In a recent profile on him in Newsweek, independent movie producer Steve Tisch says he was amazed by how many people commented on the necktie--a rather flamboyant blue-and-yellow squiggle print--he wore in the photograph.
A conservative dresser who leans toward dark Italian suits and wears only solid-white dress shirts, Tisch admits he does have a wild streak when it comes to his choice of ties. No red and navy rep stripes for him, thank you. When he wears stripes, he says, lavender and black are more his style.
"In a somewhat conservative package, a tie like that can certainly make a statement," Tisch suggests. "It's like a wink, a punctuation mark. I think there's a real continuity--the movies I make, the ties I wear. There's a sense of humor about it," adds the producer of such movies as "Risky Business" and "Soul Man."
For today's well-dressed man, the details of his wardrobe can have a large impact, be it a rakish cravat or a shirt with French cuffs or even a black titanium pipe poking out of the breast pocket of his blazer.
New York menswear designer Alan Flusser says emphasis on such accouterments "follows a period when men decide to get more dressed up."
In other words, he explains, "I think men are settling into how they want to look. Adding these small touches is kind of refining the picture."
"Men have raised their fashion consciousness, and they're aware of details, like socks, pocket squares and tie bars," Sherman Oaks retailer Rick Pallack says. "They realize there's more than wearing a black or brown belt."
For the gutsy individuals, that realization often includes an outrageous tie, characterized by Japanese-abstract psychedelics, hand-scrawled graffiti and "Amadeus"-like brocades.

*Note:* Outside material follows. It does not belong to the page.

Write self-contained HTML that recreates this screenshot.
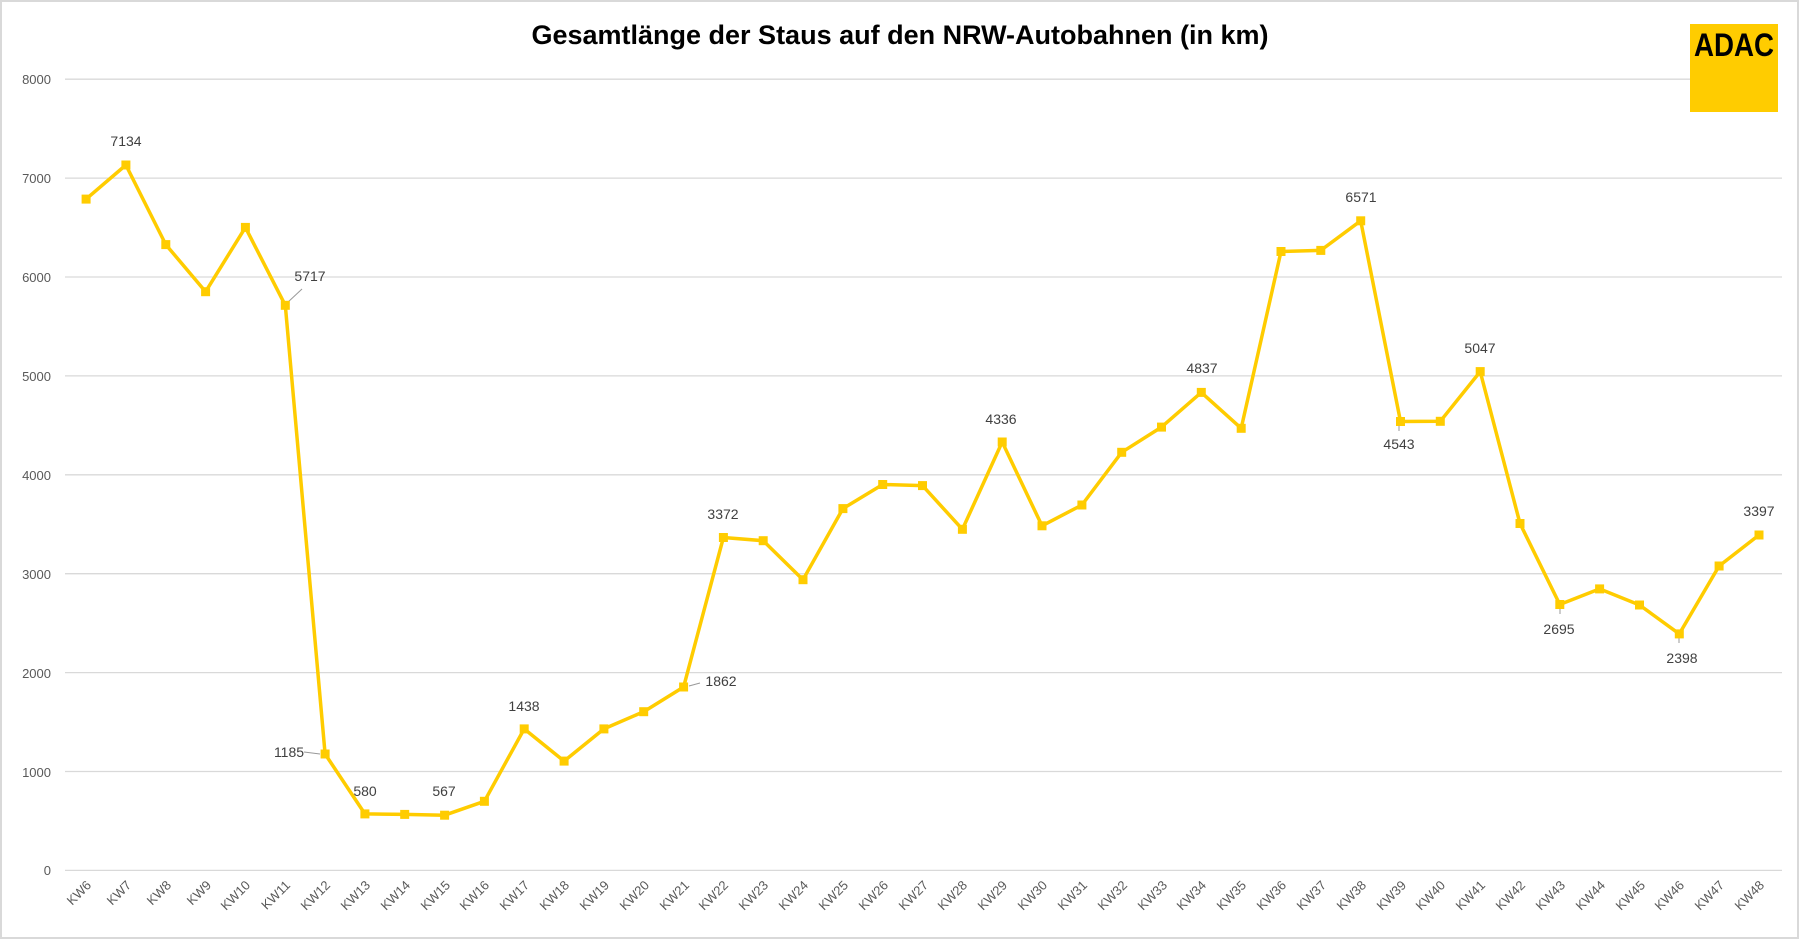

The colors they turn up in, such as peach, bougainvillea pink, raspberry and apple green, might seem more appropriate in a hothouse than in a board room.
Suffice to say, the soft yellow ties with diminutive patterns that proliferated among Wall Street types last year pale in comparison.
"The wilder the better, and nothing is too wild," says Pallack, who nevertheless cautions: "This isn't for everyone."
Still, Pallack--who stocks 5,000 tie styles at one time, many of them sold in "limited editions" of 10, 12 or 16--maintains that many of his most traditional customers are opting for the unconventional or choosing a traditional necktie, such as a stripe or paisley, in an untraditional color, such as purple or champagne.
A case in point is Mark Nemets, a financial consultant from Chatsworth, whose necktie wardrobe includes an array of dizzying prints and crazy colors. Nemets--recently clad in a gray suit with a tie of coral, burgundy and black in a paisley polka-dot configuration--believes his ties, if nothing else, set him apart from the pack.
"When I walk into a room with a bunch of other financial consultants, they're all wearing dark blue suits, white shirts and red ties," he says. In contrast, Nemets makes a statement before he opens his mouth: "When you're talking to people about their money, they've heard the same thing over and over again: Put your money in a mutual fund and get 9%. When they take a look at me, they know I'm going to give them something else to think about."
In an era when a good suit sells for upwards of $400, perhaps it's no surprise that men who never cared much about the minutia of their wardrobes are suddenly spending hours hunting around town for the right socks or grappling over the merits of a collar pin versus a collar bar.
Now men are rediscovering classics like French cuffs (Paul McCartney was recently photographed in a French-cuffed denim work shirt), gold cuff links and the refinement of a custom-tailored shirt. They're also learning to express their sense of humor and individuality through a wacky pair of suspenders or the latest, clunkiest brogues. Either way, the point is that the little things count.
Public relations executive Josh Baron, who has represented everyone from Gary Hart and Rosanna Arquette to the 72 Market Street restaurant, has found that his new, bizarre-looking eyeglasses--which appear to be floating on his face, almost as if by magic--have become something of an adjunct to his personality. (They're held in place by a micro-thin plastic line and are made by Suspension Eyewear.)
"I'm not a wild dresser," Baron says, "but I do want people to know I understand what's the newest and the best. I want them to know I don't do the ordinary; I'm more creative; I think up wild and more interesting ideas; I'm in no way traditional."
For those who are not inclined to bold fashion statements, there's always the other route: the subtle but well-chosen accessory, such as a crocodile belt. (To be precise, the legal South American import is called caiman crocodilus.)
"There's not a person alive who doesn't know what a crocodile belt is," says Mark Erickson, manager of men's furnishings at Saks Fifth Avenue in Beverly Hills, where such belts are selling briskly at about $125 apiece. "It's real status; it's understated taste, and it's so durable you can literally go to the grave with it."